Reforming the Easter Celebration

Although Easter is the pinnacle of the Church Year, it has never quite seemed that way to me and I think that the way it is celebrated is part of the reason why. Growing up, Christmas certainly outshone Easter as a time of excitement and wonder. Presents of course had much to do with that, as well as the impressions associated with a typical Easter. I think John Updike captures some of it in his story, Short Easter:

But, generally, the festivity that should attend the day had fallen rather flat: quarrelsome and embarrassed family church attendances, with nobody quite comfortable in pristine Easter clothes; melancholy egg hunts in some muddy back yard, the smallest child confused and victimized; headachy brunches where the champagne punch tasted sour and conversation lagged.

I associate Easter with uncomfortable clothes, the colors purple, pink, mauve and yellow, the house being too warm due to ham cooking, having to sit down to an excessively formal dinner of ham, and getting the feeling of quasi-nausea that comes from eating far too much sugar in one day.

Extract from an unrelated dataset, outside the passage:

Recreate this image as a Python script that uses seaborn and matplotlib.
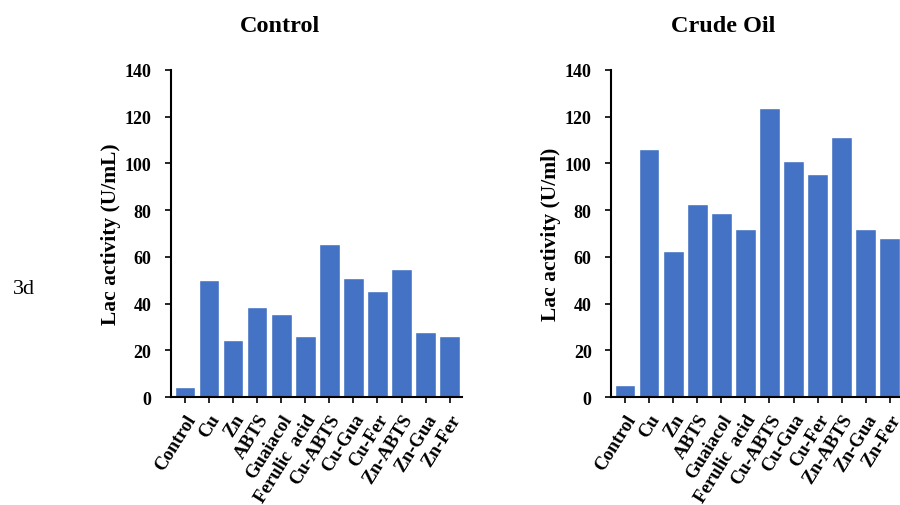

Sugary mints, sugary Peeps, sugary everything. The weather is too hot for your new suit and pollen is everywhere. The preacher trying too hard to make the old story new. Things of that nature are what come to mind.

In contrast, it seems like Easter should be a military celebration, a Roman Triumph, a victory parade. Torches burning, bands blaring, pigs roasting on a spit. The God-Man has destroyed our last enemy, death, and has utterly triumphed over every foe. I don’t know quite what is should look like, but I do like what Rober Louis Wilken wrote in First Things:

If Christ is culture, let the sidewalks be lit with fire on Easter Eve, let traffic stop for a column of Christians waving palm branches on a spring morning, let streets be blocked off as the faithful gather for a Corpus Christi procession. Then will others know that there is another city in their midst, another commonwealth, one that has its face, like the face of angels, turned toward the face of God.

As one small token towards this end, I have started grilling steak on Easter rather than cooking a ham. I am open to ribs and other meats as well. I wish I could conceive of an outright feast, a party of some sort, and maybe I will get there someday, but for now, this small rebellion against Easter orthodoxy is all I can manage. If we could re-enchant Easter, we might be able to truly surpass the Christmas spirit in the Spring with a grand holiday feast.

4 thoughts on “Reforming the Easter Celebration”

  1. At our daughter’s church, they are starting a new tradition of all going out to eat dressed in white, so as to draw attention to the fact that Easter is monumental. They do it on Good Friday, which seems to run counter to the church calendar as a day to celebrate, but in the Pearl District in Portland, no one bats an eye to this detail.

    I have wonderfully happy memories of Easter as a child. My father always bought us beautiful corsages, which was not done for any other holiday. We also got large colorful Easter baskets. My mom always made us new dresses; sometimes we got a hat or purse as well. It was great happiness without the overdone stress and excess of Christmas.

    Church included great hymns of the faith by Wesley, even though Louise Steele in the choir always, and I do mean always, shrieked out the soprano line in the choir loft, while Ken Buckner sang the most horrible interpretation of the tenor line imaginable. My father always commented on their lack of ability, and congratulated us for having survived it,yet another year. He refused to sing in church, but always wrapped his arm around me in the back of the pew, tapping or tickling me when the sermon was dull, in other words, pretty much every week.

    Here is the funny thing: at the time neither of us were Christians. We enjoyed the holiday to the full, having no true recognition of the significance of it. Now as a Christian, I admit that I have never given Easter it’s due, taking for granted that since I ‘know’ it’s significance, that it requires no outer signage for others to see.

    I may have to follow your lead and remedy this.

  2. Brother, too bad we don’t live a little closer. I would heartily join you in reforming this celebration that should be the center of our church year.